Diese doppelte Entwicklung macht die Lektüre auch in menschlicher und emotionaler Hinsicht zufriedenstellend. Für Actionfreunde hält die finale Invasion einiges an Kämpfen bereit, doch stehen sie nie im Mittelpunkt. Schließlich ist dies kein Mantel-und-Degen-Thriller, sondern die dramatische und romantische Darstellung der Beziehung zweier junger Menschen, die für sich selbst und ihren Freunde und Untertanen eine Zukunft aufbauen und sichern wollen bzw. müssen. Dies ist das Grundthema, das allen Amerikanern vertraut sein dürfte.
Mehr Magie
Der Recluce-Zyklus lohnt sich für den Fantasy-Freund vor allem durch seine völlig eigenständige Interpretation des komplementären Gegensatzes aus Ordnung und Chaos.
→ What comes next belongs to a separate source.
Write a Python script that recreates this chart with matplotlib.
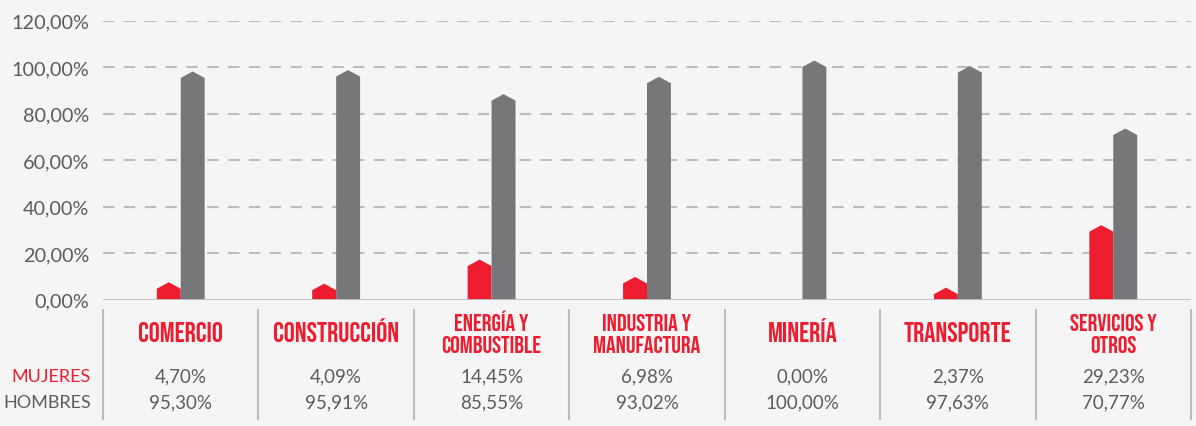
import matplotlib
matplotlib.use("Agg")
import matplotlib.pyplot as plt
from matplotlib import font_manager as fm
from matplotlib.patches import Polygon
from matplotlib.transforms import blended_transform_factory
from matplotlib.ticker import FuncFormatter, FixedLocator

# ---------------- data ----------------
categories = ["COMERCIO", "CONSTRUCCIÓN", "ENERGÍA Y\nCOMBUSTIBLE",
              "INDUSTRIA Y\nMANUFACTURA", "MINERÍA", "TRANSPORTE",
              "SERVICIOS Y\nOTROS"]
mujeres = [4.70, 4.09, 14.45, 6.98, 0.00, 2.37, 29.23]
hombres = [95.30, 95.91, 85.55, 93.02, 100.00, 97.63, 70.77]
row_labels = ["MUJERES", "HOMBRES"]
y_ticks = [0, 20, 40, 60, 80, 100, 120]

# ---------------- style ----------------
RED = "#ed1c2e"
GRAY_BAR = "#777779"
TXT = "#5c5c5c"
LINE = "#bdbdbd"
BG = "#f5f5f5"

names = {f.name for f in fm.fontManager.ttflist}
cond_font = None
for n in ["Bebas Neue", "Oswald", "Roboto Condensed", "Liberation Sans Narrow",
          "Open Sans Condensed", "Arial Narrow"]:
    if n in names:
        cond_font = n
        break
if cond_font is None:
    has_dv_cond = any(f.name == "DejaVu Sans" and f.stretch == "condensed"
                      for f in fm.fontManager.ttflist)
    if has_dv_cond:
        cond_kw = dict(family="DejaVu Sans", fontstretch="condensed")
        fs1, fs2 = 16, 14.5
    else:
        cond_kw = dict(family="Roboto")
        fs1, fs2 = 15, 13.5
else:
    cond_kw = dict(family=cond_font)
    fs1, fs2 = 20, 17.3

body_font = "Lato" if "Lato" in names else "DejaVu Sans"

W, H = 1196, 427
fig = plt.figure(figsize=(W / 100, H / 100), dpi=100, facecolor=BG)

ax_left, ax_right = 103 / W, 1191 / W
ax_bottom, ax_top = (H - 300.7) / H, (H - 21.5) / H
ax = fig.add_axes([ax_left, ax_bottom, ax_right - ax_left, ax_top - ax_bottom])
ax.set_facecolor("none")

n = len(categories)
ax.set_xlim(0, n)
ax.set_ylim(0, 120)

# grid
ax.yaxis.set_major_locator(FixedLocator(y_ticks))
ax.yaxis.set_major_formatter(FuncFormatter(lambda v, p: f"{v:.2f}".replace(".", ",") + "%"))
for t in y_ticks[1:]:
    ax.axhline(t, color=LINE, lw=1.5, dashes=(5.5, 4.5), zorder=0)
ax.axhline(0, color=LINE, lw=2, zorder=3)
for s in ax.spines.values():
    s.set_visible(False)
ax.set_xticks([])
ax.tick_params(axis="y", length=0, pad=10, labelsize=14.3, labelcolor=TXT)
for lab in ax.get_yticklabels():
    lab.set_fontfamily(body_font)

# bars with pointed tops
bw = 0.154
px_per_unit = (300.7 - 21.5) / 120.0
tip = 6.5 / px_per_unit


def house(x0, x1, v, color):
    if v <= 0:
        return
    pts = [(x0, 0), (x0, v), ((x0 + x1) / 2, v + tip), (x1, v), (x1, 0)]
    ax.add_patch(Polygon(pts, closed=True, facecolor=color, edgecolor="none", zorder=2))


for i, (m, h) in enumerate(zip(mujeres, hombres)):
    c = i + 0.5
    house(c - bw, c, m, RED)
    house(c, c + bw, h, GRAY_BAR)

# table below
tr = blended_transform_factory(ax.transData, fig.transFigure)


def fy(px):
    return 1 - px / H


for i in range(n + 1):
    ax.plot([i, i], [fy(311), fy(420)], transform=tr, color=LINE, lw=1.5,
            clip_on=False, zorder=1)

for i, cat in enumerate(categories):
    lines = cat.split("\n")
    if len(lines) == 1:
        ys, fs = [342], fs1
    else:
        ys, fs = [331, 353], fs2
    for ln, yy in zip(lines, ys):
        ax.text(i + 0.5, fy(yy), ln, transform=tr, ha="center", va="baseline",
                color=RED, fontweight="bold", fontsize=fs, **cond_kw)


def fmt(v):
    return f"{v:.2f}".replace(".", ",") + "%"


for i, (m, h) in enumerate(zip(mujeres, hombres)):
    ax.text(i + 0.5, fy(382), fmt(m), transform=tr, ha="center", va="baseline",
            color=TXT, fontsize=13.5, family=body_font)
    ax.text(i + 0.5, fy(408), fmt(h), transform=tr, ha="center", va="baseline",
            color=TXT, fontsize=13.5, family=body_font)

fig.text(91 / W, fy(382), row_labels[0], ha="right", va="baseline", color=RED,
         fontsize=13, family=body_font)
fig.text(91 / W, fy(408), row_labels[1], ha="right", va="baseline", color=TXT,
         fontsize=13, family=body_font)

fig.savefig("out.png", dpi=100, facecolor=BG)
So würde man erwarten, dass Ordnung gut und Chaos schlecht sei, doch Creslin muss am Schluss erkennen, dass er zwar das Gute will und Ordnung stärkt, doch dass daraus allzu leicht die entsprechende Energie dem Chaos zufließt. Verflixt! Wer einen Sinn für Humor hat, der könnte dies recht ironisch finden. Doch wenn alles schiefläuft, kann sich daraus schnell eine Tragödie entwickeln. Was Creslin also am schnellsten lernt, ist Selbstkontrolle und Verantwortungsbewusstsein. Das hat mir besonders gefallen.
Was fehlt
Dieser zweite Band führt in die Welt von Recluce ein. Dieser Ort ist allerdings nur ein Inselkontinent von vielen, so dass eine Landkarte sehr willkommen gewesen wäre. Sie glänzt ebenso durch Abwesenheit wie ein Glossar und Personenverzeichnis. Das o.g. Konzept von Ordnung und Chaos (man denke an Yin und Yang) sorgt für ein ständiges Hinundher von Machtverhältnissen. Die Parteien kämpfen allerdings nicht nur mit Waffen und Soldaten, sondern auch mit Wetterelementen wie etwa Regen, Schnee und sogar Dunkelheit. Das zwingt Sturmmeister wie Creslin, ständig die Augen offenzuhalten. Und solche Beobachtungen sorgen sowohl für Spannung als auch für eine anschauliche, farbige Welt, in die der Leser eintauchen kann.
Taschenbuch: 543 Seiten
Originaltitel: The towers of sunset, 1992
Aus dem Englischen von Edda Petri und Siglinde Müller.